Even CB Earthmoving’s 13-tonne Cat 313 scored well—0.12g/litre CO2—in the CRL project’s standard emissions test regime.
To put these figures into perspective, the approved cut-off CO2 figure for machines working sub-surface on the CRL is 15.6g/litre.
“I think it’s just another brilliant thing about these machines,” Christian enthuses. “They have a solid reputation anyway, but it just shows the excellent level of technology that’s in them these days, even the smaller six- and eight-tonners.
“It’s impressive that Cat builds this sort of stuff into all their excavators. You don’t really think about things like the CO2 rating much day-to-day until it becomes crucial to your ability to work in a particular environment, that is. It’s good to know we are covered.”
So, how has Caterpillar managed to engineer such low emissions from these latest next-generation power units?

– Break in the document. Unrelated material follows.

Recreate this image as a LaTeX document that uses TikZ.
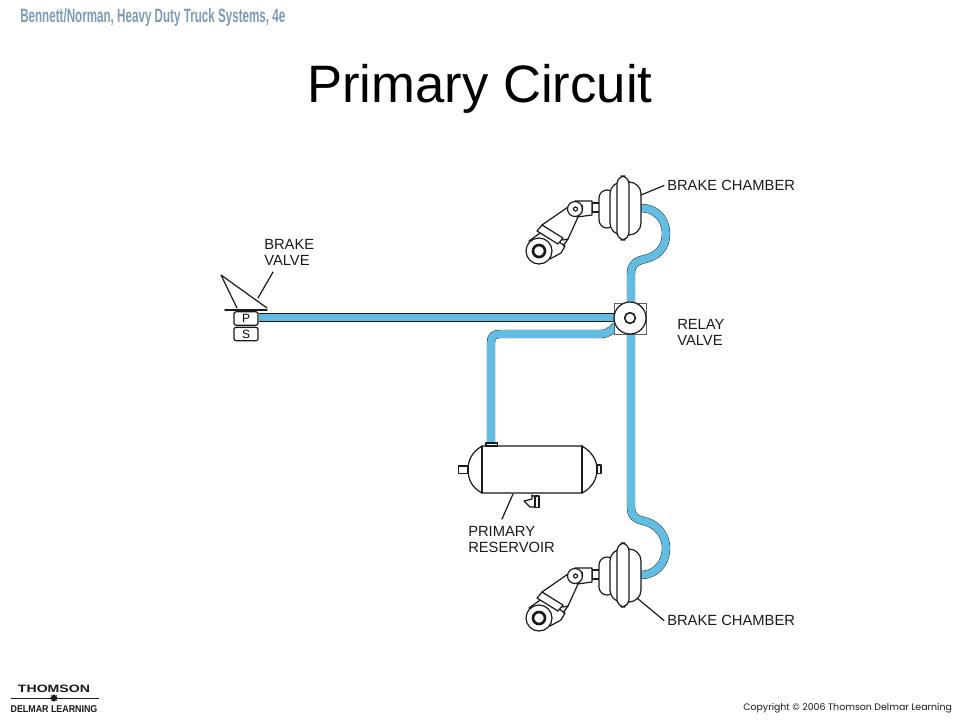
\documentclass[tikz,border=0pt]{standalone}
\usepackage{fontspec}
\usetikzlibrary{shapes.geometric}
\setmainfont{Liberation Sans}
\newfontfamily\geofont{Poppins}
\definecolor{pipeblue}{HTML}{62BDE3}
\definecolor{hdrblue}{HTML}{7B9CB6}
\definecolor{inkline}{HTML}{1A1A1A}
\tikzset{
  ink/.style={draw=inkline,line width=0.9pt,line join=round,line cap=round},
  inkfill/.style={ink,fill=white},
  lbl/.style={inner sep=0pt,align=left,anchor=west,font=\fontsize{11.05}{12}\selectfont,text=inkline},
  pipeouter/.style={draw=inkline,line width=6.3pt,line join=round},
  pipeinner/.style={draw=pipeblue,line width=5.7pt,line join=round},
  portbox/.style={rectangle,rounded corners=1.5pt,draw=inkline,line width=0.9pt,minimum width=18pt,minimum height=10pt,inner sep=0pt,fill=white,font=\fontsize{9}{10}\selectfont},
  chamberunit/.pic={
    % pushrod
    \draw[inkfill] (-31,-5) rectangle (-23,4);
    % slack adjuster arm
    \draw[inkfill] (-55,-1) -- (-81,17) -- (-60,32) -- (-55,31) -- (-45,9) -- cycle;
    % cylinder body
    \draw[inkfill] (-94,33) -- (-80,23) -- (-58,38) -- (-62,45) -- (-73,51) -- cycle;
    % collar
    \draw[inkfill] (-81,17) -- (-86,23) -- (-65,36) -- (-60,30) -- cycle;
    \draw[ink] (-60,38) -- (-55,31);
    % drum
    \draw[inkfill] (-84,43) circle (13);
    \draw[draw=inkline,line width=2pt,fill=white] (-84,43) circle (6);
    % clevis
    \draw[inkfill] (-48,-7) -- (-31,-7) -- (-31,7) -- (-46,9) -- cycle;
    \draw[inkfill] (-48,1) circle (7.5);
    \draw[ink] (-47.5,1) circle (2);
    \draw[ink] (-41,-3) arc (-30:30:4);
    % bellows
    \draw[inkfill,rounded corners=6pt] (-24,-18) rectangle (-8,20);
    \draw[inkfill,rounded corners=9pt] (-13,-26) rectangle (18,27);
    \draw[inkfill,rounded corners=6pt] (-6,-32) rectangle (6,32);
  }
}
\begin{document}
\begin{tikzpicture}[x=0.75pt,y=-0.75pt]
\useasboundingbox (0,0) rectangle (959,719);
\fill[white] (0,0) rectangle (959,719);
% Header and title
\node[inner sep=0pt,anchor=west,text=hdrblue] (hdr) at (20,17) {\resizebox{198.8pt}{10.5pt}{\bfseries Bennett/Norman, Heavy Duty Truck Systems, 4e}};
\node[inner sep=0pt,anchor=base west] (title) at (307,102) {\fontsize{39.5}{44}\selectfont Primary Circuit};
% Anchors for the pipework
\coordinate (valveport) at (259,317.5);
\coordinate (relayW) at (614,317.5);
\coordinate (relayS) at (631,335);
\coordinate (relayN) at (631,302);
\coordinate (tankport) at (491,444);
\coordinate (topcham) at (641,208);
\coordinate (botcham) at (641,575);
% Pipes
\foreach \st in {pipeouter,pipeinner}{
  \draw[\st] (valveport) -- (relayW);
  \draw[\st] (tankport) -- (491,343) .. controls (491,336) and (494,334) .. (500,334) -- (600,334) .. controls (608,334) and (610,331) .. (616,326);
  \draw[\st] (relayN) -- (631,274) .. controls (631,264) and (636,261) .. (645,259) .. controls (658,256) and (666,247) .. (666,234) .. controls (666,218) and (655,208) .. (topcham);
  \draw[\st] (relayS) -- (631,507) .. controls (631,516) and (635,519) .. (644,521) .. controls (657,524) and (666,535) .. (666,548) .. controls (666,564) and (655,575) .. (botcham);
}
% Relay valve
\node[draw=inkline!70,line width=0.6pt,minimum width=24pt,minimum height=23.25pt,inner sep=0pt,fill=white] (relaybox) at (630,318.5) {};
\draw[inkfill] (630,318) circle (16);
\node[circle,draw=inkline,line width=1.2pt,minimum size=8pt,inner sep=0pt] (relaycore) at (630,318) {};
% Brake chambers
\path (623,208) pic {chamberunit};
\path (623,575) pic {chamberunit};
% Brake valve
\draw[inkfill] (237,308) -- (221,275) -- (267,308);
\draw[ink,line width=1.1pt] (225,309.8) -- (267,309.8);
\node[portbox] (P) at (246,318.5) {P};
\node[portbox] (S) at (246,334) {S};
% Reservoir
\draw[inkfill] (482,446) .. controls (472,452) and (468,460) .. (468,469.5) .. controls (468,479) and (472,488) .. (482,493) -- (582,493) .. controls (592,488) and (597,479) .. (597,469.5) .. controls (597,460) and (592,452) .. (582,446) -- cycle;
\draw[ink] (482,446) -- (482,493) (582,446) -- (582,493);
\draw[inkfill] (458.5,466) rectangle (468,473.5);
\draw[inkfill] (597,465) rectangle (601,473.5);
\draw[inkfill] (486,443) rectangle (497.5,446);
\draw[inkfill] (532,495) -- (532,499) -- (524,501) -- (530,507) -- (535,507) -- (535,497) -- cycle;
\draw[inkfill] (535,496) rectangle (539,507.5);
% Labels
\node[lbl] (lbrakevalve) at (264,252.5) {BRAKE\\VALVE};
\node[lbl] (lrelay) at (677,332.5) {RELAY\\VALVE};
\node[lbl] (lres) at (468,539) {PRIMARY\\RESERVOIR};
\node[lbl] (lchamtop) at (667,185.5) {BRAKE CHAMBER};
\node[lbl] (lchambot) at (667,620.5) {BRAKE CHAMBER};
% Leaders
\coordinate (cTop) at (641,195);
\coordinate (cBot) at (637,598);
\coordinate (cVal) at (258,298);
\coordinate (cValT) at (273,272);
\coordinate (cRes) at (513,494);
\coordinate (cResB) at (502,519);
\draw[ink] (lchamtop.west) ++(-3,0) -- (cTop);
\draw[ink] (lchambot.west) ++(-3,0) -- (cBot);
\draw[ink] (cValT) -- (cVal);
\draw[ink] (cResB) -- (cRes);
% Footer
\node[inner sep=0pt,anchor=center,text=inkline] (thomson) at (54,689) {\resizebox{54pt}{5.6pt}{\bfseries THOMSON}};
\draw[line width=0.5pt,inkline] (11,698) -- (99,698);
\node[star,star points=8,fill=inkline,inner sep=0pt,minimum size=6pt] (starmark) at (54,698) {};
\node[inner sep=0pt,anchor=center,text=inkline] (delmar) at (54,709) {\resizebox{65pt}{5.2pt}{\bfseries DELMAR LEARNING}};
\node[inner sep=0pt,anchor=west,text=inkline] (copy) at (743,708) {\resizebox{156.5pt}{!}{\geofont Copyright © 2006 Thomson Delmar Learning}};
\end{tikzpicture}
\end{document}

“By designing the most fuel-efficient engines the brand has ever built,” says Terra Cat BCP industry manager, Bevan Dale.

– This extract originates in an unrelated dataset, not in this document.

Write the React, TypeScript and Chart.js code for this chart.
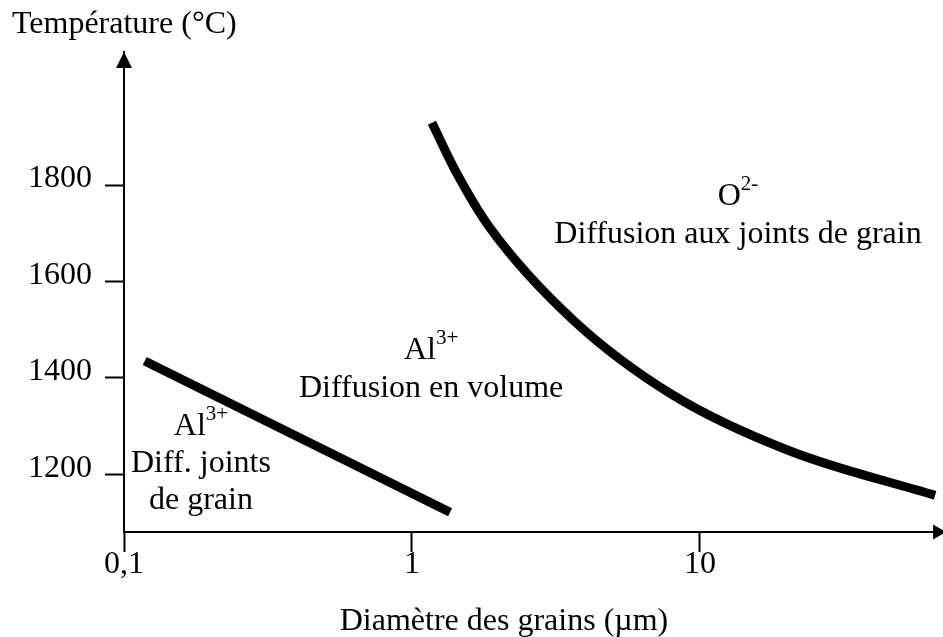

“Big improvements were achieved with the new next-generation Cat excavators because the Caterpillar design and engineering teams were working with a fresh sheet of paper. The Cat 306 CR and 308 CR are, like the remainder of the next-generation range, new from the ground up. A lot of development work went in to not only ensuring the Euro V compliant engines had plenty of power but also burnt less fuel and emitted less CO2.”
Christian’s Cat 306 CR boasts a 20% overall improvement in fuel efficiency over the previous mini excavator model in its weight class, which means lower operating costs. Features such as auto-idle, auto engine shutdown, and efficient hydraulics with a variable displacement pump not only all work to save on diesel but also mean the engine isn’t required to run as hard as it might have on an older machine. Therefore, it emits less carbon monoxide.

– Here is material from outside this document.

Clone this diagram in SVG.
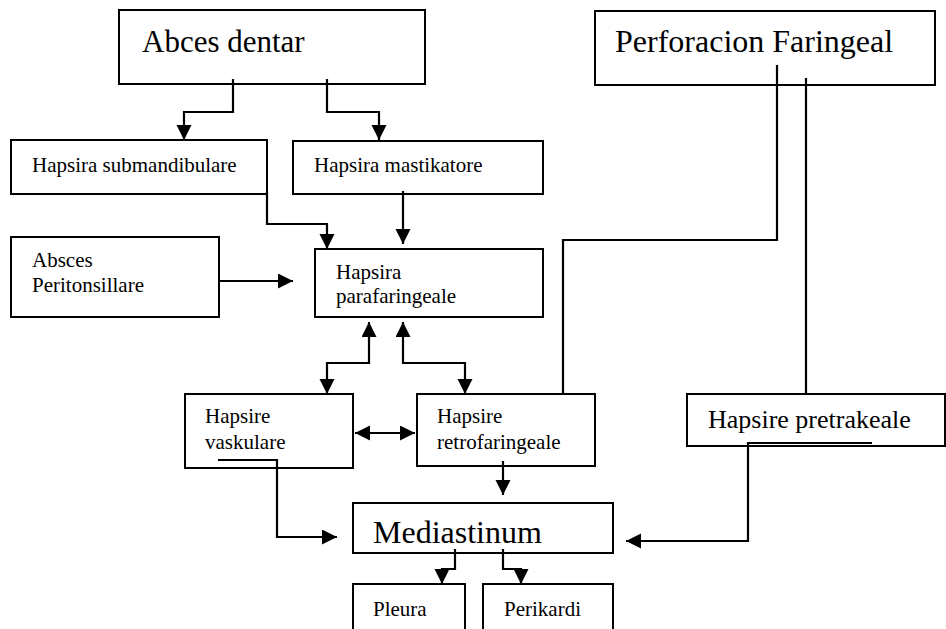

“In my opinion, I think this sort of technology is going to become a much bigger focus for machinery manufacturers, simply because firmer emissions regulations in general—as well as health and safety related requirements across worksites — have become a non-negotiable bottom line. It’s the way the world is going, and the industry will need to measure up.
“Caterpillar is ahead of the curve here and it’s great to see this technology being proven in a real-world scenario, and in New Zealand conditions at that,” says Bevan.
Plenty of power
In addition to a more efficient powerplant, Christian’s Cat mini excavators have also given him more horsepower—up 25% over the previous models in their weight classes. Another stat that Christian can’t do without down here on the CRL is the impressive 67% increase in lift capacity his Cat 306 CR gives him over the outgoing Cat 305.5 E2CR.
“A big part of what we’re doing in the tunnel structure is lifting all the beams in. We couldn’t do this with a smaller machine because we need that lifting ability,” he explains.“The Cat diggers basically give us the most power possible within the smallest frame. We literally couldn’t get anything bigger down there than the eight tonner.”
It all adds up to a machine package that Christian has been a fan of for a long time.
“My entire fleet of nine machines are all Cat, and I wouldn’t go with anything else. Why not? Because they’re Cats; they’re the best you can get,” he says.
And he’s equally effusive about the after-sales support he gets from national distributor, Terra Cat.
“Terra Cat are top-notch operators. They’re good at just checking in anyway, but when you do need something like a new part, it’s never a problem and you’re never chasing them. They’ll get you what you need as fast as they possibly can. I don’t think you can be in business as long as they have and not be doing something right, that’s for sure.”
For Christian, the simple art of doing stuff right is all part of the plan—it’s central to the successful growth his business has experienced in recent times. And it adds a certain peace of mind to his day-to-day operations that his machines (or rather the trusted manufacturer that builds them) are getting everything right underneath the sheet metal too.